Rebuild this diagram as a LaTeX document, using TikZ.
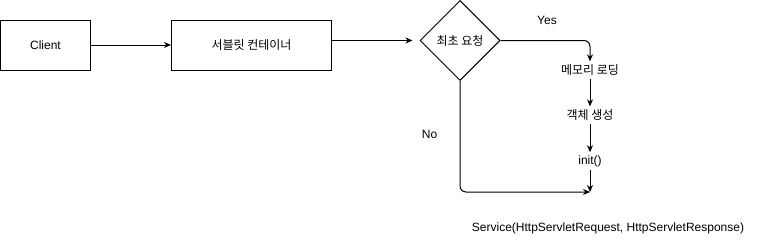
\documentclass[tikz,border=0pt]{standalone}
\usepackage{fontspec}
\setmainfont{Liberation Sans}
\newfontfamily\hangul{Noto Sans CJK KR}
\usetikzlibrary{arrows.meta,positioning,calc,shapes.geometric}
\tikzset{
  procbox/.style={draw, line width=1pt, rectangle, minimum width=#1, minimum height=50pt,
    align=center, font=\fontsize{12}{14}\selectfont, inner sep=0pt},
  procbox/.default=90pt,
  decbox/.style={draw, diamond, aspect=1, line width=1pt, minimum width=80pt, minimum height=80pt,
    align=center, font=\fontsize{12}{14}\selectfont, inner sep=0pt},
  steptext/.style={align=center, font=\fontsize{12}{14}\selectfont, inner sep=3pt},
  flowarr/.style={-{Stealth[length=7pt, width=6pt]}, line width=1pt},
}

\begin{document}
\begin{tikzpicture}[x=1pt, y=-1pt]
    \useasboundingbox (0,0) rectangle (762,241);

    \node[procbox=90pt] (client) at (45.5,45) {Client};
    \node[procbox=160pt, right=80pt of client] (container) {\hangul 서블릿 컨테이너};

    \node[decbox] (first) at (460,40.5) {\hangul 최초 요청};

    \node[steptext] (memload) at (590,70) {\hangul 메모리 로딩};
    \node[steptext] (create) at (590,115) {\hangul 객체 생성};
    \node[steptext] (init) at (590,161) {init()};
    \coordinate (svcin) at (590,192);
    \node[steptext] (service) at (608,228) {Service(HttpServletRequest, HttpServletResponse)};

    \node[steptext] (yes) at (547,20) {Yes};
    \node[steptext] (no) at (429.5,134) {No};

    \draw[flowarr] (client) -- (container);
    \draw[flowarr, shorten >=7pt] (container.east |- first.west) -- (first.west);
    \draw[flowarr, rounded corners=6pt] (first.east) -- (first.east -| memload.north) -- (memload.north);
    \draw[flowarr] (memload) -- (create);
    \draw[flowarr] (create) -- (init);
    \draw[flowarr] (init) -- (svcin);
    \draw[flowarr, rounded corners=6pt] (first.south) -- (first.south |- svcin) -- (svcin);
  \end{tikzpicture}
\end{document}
========================
Work instructions:
Skipping the pictures, transcribe each line above exactly as it appears.

Final result:
Rebuild this diagram as a LaTeX document, using TikZ.
\documentclass[tikz,border=0pt]{standalone}
\usepackage{fontspec}
\setmainfont{Liberation Sans}
\newfontfamily\hangul{Noto Sans CJK KR}
\usetikzlibrary{arrows.meta,positioning,calc,shapes.geometric}
\tikzset{
  procbox/.style={draw, line width=1pt, rectangle, minimum width=#1, minimum height=50pt,
    align=center, font=\fontsize{12}{14}\selectfont, inner sep=0pt},
  procbox/.default=90pt,
  decbox/.style={draw, diamond, aspect=1, line width=1pt, minimum width=80pt, minimum height=80pt,
    align=center, font=\fontsize{12}{14}\selectfont, inner sep=0pt},
  steptext/.style={align=center, font=\fontsize{12}{14}\selectfont, inner sep=3pt},
  flowarr/.style={-{Stealth[length=7pt, width=6pt]}, line width=1pt},
}

\begin{document}
\begin{tikzpicture}[x=1pt, y=-1pt]
    \useasboundingbox (0,0) rectangle (762,241);

    \node[procbox=90pt] (client) at (45.5,45) {Client};
    \node[procbox=160pt, right=80pt of client] (container) {\hangul 서블릿 컨테이너};

    \node[decbox] (first) at (460,40.5) {\hangul 최초 요청};

    \node[steptext] (memload) at (590,70) {\hangul 메모리 로딩};
    \node[steptext] (create) at (590,115) {\hangul 객체 생성};
    \node[steptext] (init) at (590,161) {init()};
    \coordinate (svcin) at (590,192);
    \node[steptext] (service) at (608,228) {Service(HttpServletRequest, HttpServletResponse)};

    \node[steptext] (yes) at (547,20) {Yes};
    \node[steptext] (no) at (429.5,134) {No};

    \draw[flowarr] (client) -- (container);
    \draw[flowarr, shorten >=7pt] (container.east |- first.west) -- (first.west);
    \draw[flowarr, rounded corners=6pt] (first.east) -- (first.east -| memload.north) -- (memload.north);
    \draw[flowarr] (memload) -- (create);
    \draw[flowarr] (create) -- (init);
    \draw[flowarr] (init) -- (svcin);
    \draw[flowarr, rounded corners=6pt] (first.south) -- (first.south |- svcin) -- (svcin);
  \end{tikzpicture}
\end{document}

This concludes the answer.